Das herausragende Merkmal des Bosch war in der Vergangenheit seine thermische Stabilität. Bosch macht daher beim 2020er CX den Fahrradherstellern ganz klare Vorgaben zur Gestaltung des Rahmens und Belüftung des Motors. Das hatte Brose im Fall von Specialized versäumt und es gab daher Fälle von überhitzten Brose-Antrieben. In Social-Communities wie dem »Pedelecs-Forum« war in letzter Zeit häufiger mal von gerissenen Zahnriemen im Motor des Brose zu hören. Fairerweise muss man sagen, dass man auch vom Vorgängermodell des Bosch CX in der Vergangenheit den einen oder anderen Fall von defekten Motoren lesen konnte. Beiden Firmen muss man aber zugute halten, dass sie sich vorbildlich um ihre Kunden kümmern und Garantiefälle zügig und kulant abwickeln. Wir vergeben keine Punkte, so dass es bei einem fairen und unentschiedenen 6:6 bleibt.

 

Fazit: Nach Punkten unentschieden

Auch, wenn das Ergebnis 6:6 und damit unentschieden heißt: die beiden Antriebe sind nicht “gleich”. Die Unterschiede liegen in feinen Nuancen. Ein klares “besser” oder “schlechter” lässt sich nicht finden. Der Brose macht Spaß mit seinem etwas druckvolleren Antritt und seinem besseren Durchzug. Insgesamt ergibt das den ausgleichenden Charakter. Auf der Minusseite steht jedoch seine etwas geringere Reichweite bzw Reichhöhe. Der Bosch verblüfft mit seiner Sensibilität. Und einem unglaublich großen Dynamik-Umfang. Er ist einfach das feinere Werkzeug. Auf der Minus-Seite steht seine höhere Empfindlichkeit für die richtige Kadenz des Fahrers.

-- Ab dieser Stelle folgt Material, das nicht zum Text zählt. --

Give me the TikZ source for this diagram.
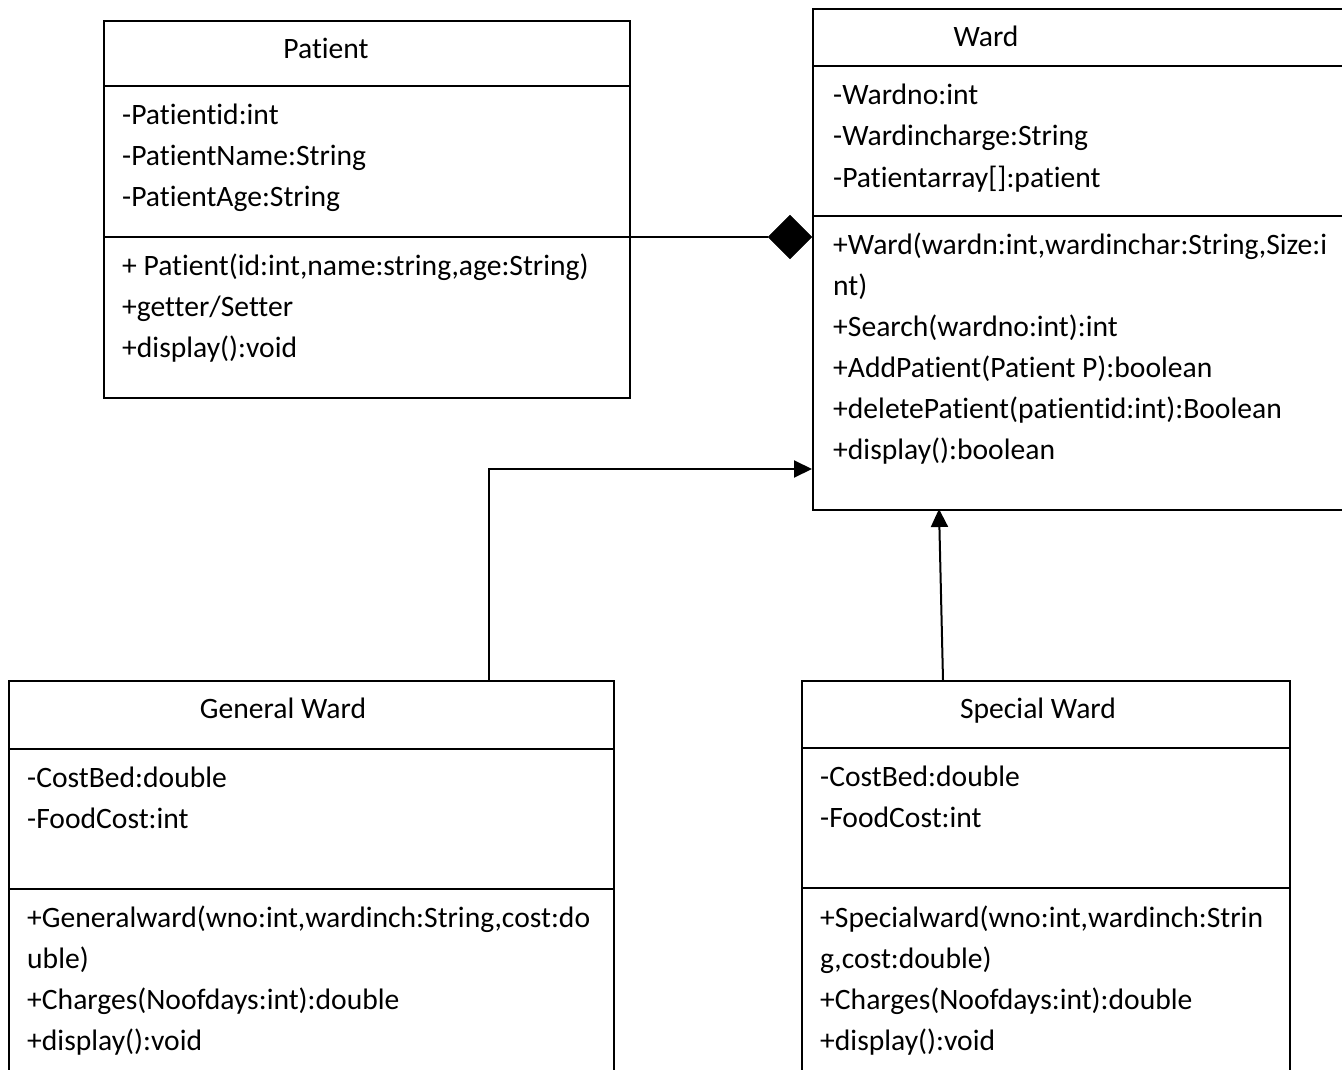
\documentclass[tikz,border=0pt]{standalone}
\usepackage{fontspec}
\setmainfont{Carlito}[Ligatures=NoCommon]
\usetikzlibrary{arrows.meta,shapes.geometric}
\begin{document}
\begin{tikzpicture}[x=1pt,y=-1pt,
  box/.style={draw=black,line width=1.6pt,rectangle,inner sep=0pt,anchor=north west},
  divider/.style={draw=black,line width=1.6pt},
  txt/.style={anchor=base west,inner sep=0pt,font=\fontsize{29.6}{41}\selectfont},
  ttl/.style={anchor=base,inner sep=0pt,font=\fontsize{29.6}{41}\selectfont},
  conn/.style={draw=black,line width=2pt},
  gen/.style={conn,-{Triangle[length=18pt,width=17pt]}}]
\useasboundingbox (0,0) rectangle (1342,1070);
\clip (0,0) rectangle (1342,1070);
% ---- Patient ----
\node[box,minimum width=526pt,minimum height=377pt] (patient) at (103,20) {};
\draw[divider] (103,86) -- (629,86);
\draw[divider] (103,237) coordinate (pd2w) -- (629,237) coordinate (pd2e);
\node[ttl] (pt) at (326,59) {Patient};
\node[txt] (pa1) at (122,125) {-Patientid:int};
\node[txt] (pa2) at (122,166) {-PatientName:String};
\node[txt] (pa3) at (122,207) {-PatientAge:String};
\node[txt] (pm1) at (122,275) {+ Patient(id:int,name:string,age:String)};
\node[txt] (pm2) at (122,316) {+getter/Setter};
\node[txt] (pm3) at (122,357) {+display():void};
% ---- Ward ----
\node[box,minimum width=540pt,minimum height=501pt] (ward) at (812,8) {};
\draw[divider] (812,66) -- (1350,66);
\draw[divider] (812,216) -- (1350,216);
\node[ttl] (wt) at (986,47) {Ward};
\node[txt] (wa1) at (833,105) {-Wardno:int};
\node[txt] (wa2) at (833,146) {-Wardincharge:String};
\node[txt] (wa3) at (833,187) {-Patientarray[]:patient};
\node[txt] (wm1) at (833,254) {+Ward(wardn:int,wardinchar:String,Size:i};
\node[txt] (wm1b) at (833,295) {nt)};
\node[txt] (wm2) at (833,336) {+Search(wardno:int):int};
\node[txt] (wm3) at (833,377) {+AddPatient(Patient P):boolean};
\node[txt] (wm4) at (833,418) {+deletePatient(patientid:int):Boolean};
\node[txt] (wm5) at (833,459) {+display():boolean};
% ---- General Ward ----
\node[box,minimum width=605pt,minimum height=420pt] (gw) at (8,680) {};
\draw[divider] (8,749) -- (613,749);
\draw[divider] (8,889) -- (613,889);
\node[ttl] (gt) at (283,718) {General Ward};
\node[txt] (ga1) at (27,787) {-CostBed:double};
\node[txt] (ga2) at (27,828) {-FoodCost:int};
\node[txt] (gm1) at (27,927) {+Generalward(wno:int,wardinch:String,cost:do};
\node[txt] (gm1b) at (27,968) {uble)};
\node[txt] (gm2) at (27,1009) {+Charges(Noofdays:int):double};
\node[txt] (gm3) at (27,1050) {+display():void};
% ---- Special Ward ----
\node[box,minimum width=488pt,minimum height=420pt] (sw) at (801,680) {};
\draw[divider] (801,748) -- (1289,748);
\draw[divider] (801,888) -- (1289,888);
\node[ttl] (st) at (1038,718) {Special Ward};
\node[txt] (sa1) at (820,786) {-CostBed:double};
\node[txt] (sa2) at (820,827) {-FoodCost:int};
\node[txt] (sm1) at (820,927) {+Specialward(wno:int,wardinch:Strin};
\node[txt] (sm1b) at (820,968) {g,cost:double)};
\node[txt] (sm2) at (820,1009) {+Charges(Noofdays:int):double};
\node[txt] (sm3) at (820,1050) {+display():void};
% ---- Connectors ----
\node[diamond,fill=black,draw=black,inner sep=0pt,minimum width=44pt,minimum height=44pt] (comp) at (790,237) {};
\draw[conn] (pd2e) -- (comp.west);
\coordinate (gwtop) at (489,680);
\coordinate (gwbend) at (489,469);
\coordinate (wardin) at (812,469);
\draw[gen] (gwtop) -- (gwbend) -- (wardin);
\coordinate (swtop) at (943,680);
\coordinate (wardbot) at (939,509);
\draw[gen] (swtop) -- (wardbot);
\end{tikzpicture}
\end{document}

Und so bleibt bei der Frage: “welcher Motor?” unterm Strich nicht ein Punktsieg für den einen oder anderen Hersteller – sondern die Erkenntnis: das einzig entscheidende Kriterium ist und bleibt der Fahrer. Er alleine entscheidet, welcher Motor für >ihn< der passendere ist. Und deshalb lautet das salomonische Urteil: ganz gleich, für welchen Motor man sich nach einer ausgiebigen Probefahrt entscheidet – man entscheidet sich exakt für den richtigen!